I’m being stretched. It’s something I have to keep in the forefront of my mind because if I don’t, the experiences I am having will seem more like chastisement, or that I just haven’t gotten it right yet. Jesus is growing my spirit, and it’s not always a very comfortable thing. I love the way Psalm 119 puts it, “I will run the course of your commandments, for you will enlarge my heart.” There is purpose in it! There is something to be done. We are not just saved FROM things, but we are saved TO things also. True, we are saved from hell, death, sin, fear, the world, the devil, self – but also to life, good works God foreordained for us to walk in, heavenly citizenship, conformity to the image of the Son of God, and more.
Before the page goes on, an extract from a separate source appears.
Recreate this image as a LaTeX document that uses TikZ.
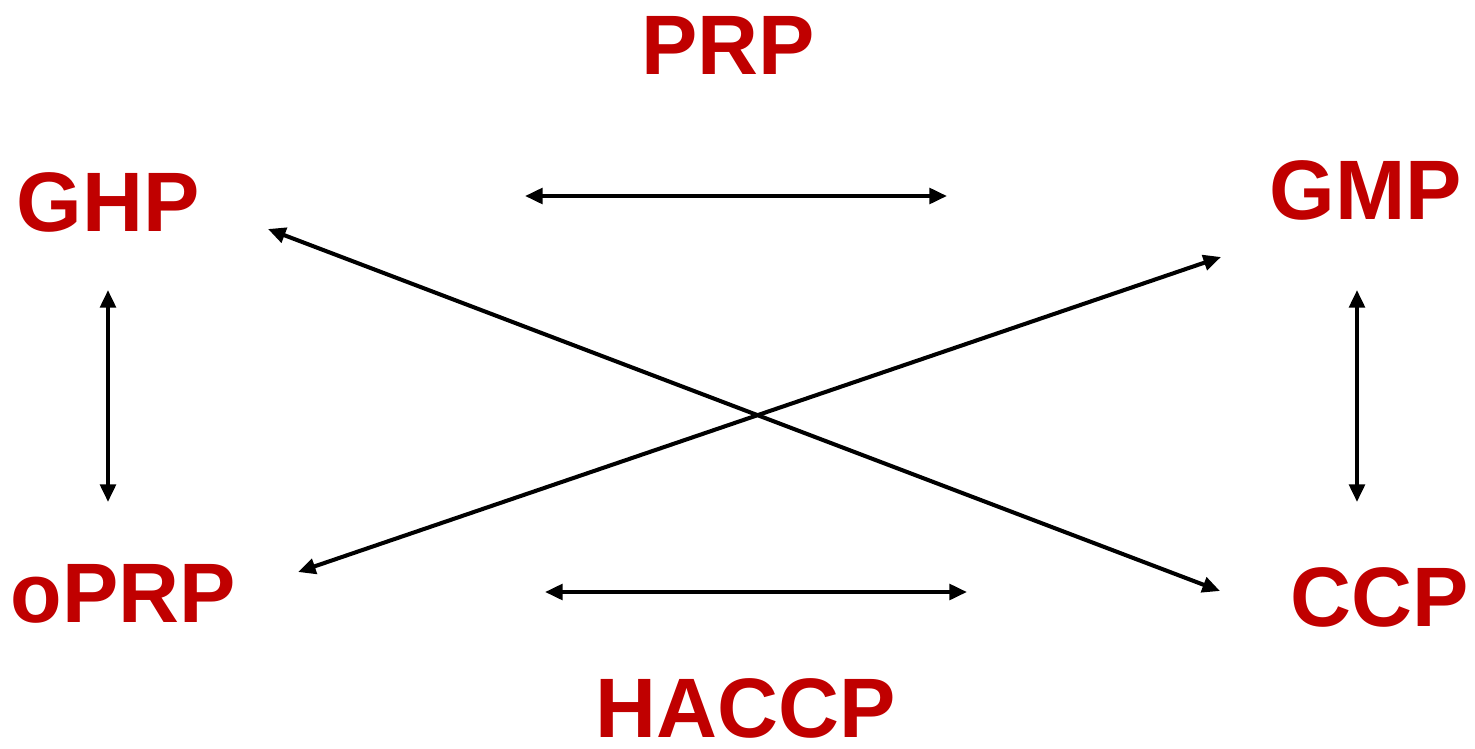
\documentclass[tikz,border=0pt]{standalone}
\usepackage{fontspec}
\setmainfont{Liberation Sans}
\usetikzlibrary{arrows.meta}
\definecolor{haccpred}{RGB}{192,0,0}
\begin{document}
\begin{tikzpicture}[x=0.01cm, y=-0.01cm, line join=round, >={Triangle[length=5pt,width=4.4pt]},
	nhan/.style={text=haccpred, font=\fontsize{24}{29}\selectfont\bfseries, inner sep=0pt},
	muiten/.style={<->, line width=1.15pt}]
	\useasboundingbox (0,0) rectangle (1475,748);
	\path 
	(728,45) node[nhan] (PRP) {PRP}
	(108,202) node[nhan] (GHP) {GHP}
	(1366,190) node[nhan] (GMP) {GMP}
	(123,594) node[nhan] (oPRP) {oPRP}
	(1380,597) node[nhan] (CCP) {CCP}
	(746,708) node[nhan] (HACCP) {HACCP};
	% đầu mút các mũi tên
	\coordinate (tren1) at (525,196);   \coordinate (tren2) at (947,196);
	\coordinate (duoi1) at (545,592);   \coordinate (duoi2) at (967,592);
	\coordinate (trai1) at (108,290);   \coordinate (trai2) at (108,502);
	\coordinate (phai1) at (1357,290);  \coordinate (phai2) at (1357,502);
	\coordinate (cheo1) at (268,229);   \coordinate (cheo2) at (1220,591);
	\coordinate (cheo3) at (298,572);   \coordinate (cheo4) at (1221,257);
	\draw[muiten] (tren1)--(tren2);
	\draw[muiten] (duoi1)--(duoi2);
	\draw[muiten] (trai1)--(trai2);
	\draw[muiten] (phai1)--(phai2);
	\draw[muiten] (cheo1)--(cheo2);
	\draw[muiten] (cheo3)--(cheo4);
\end{tikzpicture}
\end{document}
I don’t want to dig myself into a rut. I don’t want to strap myself to the old contraption of tradition. Jesus was always stupefying people by doing things like picking grain on the Sabbath. That actually infuriated the Jews! Such a small thing, but they had sold themselves to something that was actually a gift to them from God. Jesus said, “Man was not made for the Sabbath, but the Sabbath for man.” I don’t want to get it backward like they did. I want the life inside me to dictate the form I take, and not vice versa. I need to listen to mature and wise believers, but wisdom doesn’t always come with age. Jesus was the wisest man alive when he was just a boy. Didn’t he say, “Did you not know that I must be about my father’s business?”
The Father’s business is life, and more specifically resurrection life. I am taking shape according to HIS life in me. I long to be changed, but He has to do it. I don’t want to go around kicking fridges for the rest of my life.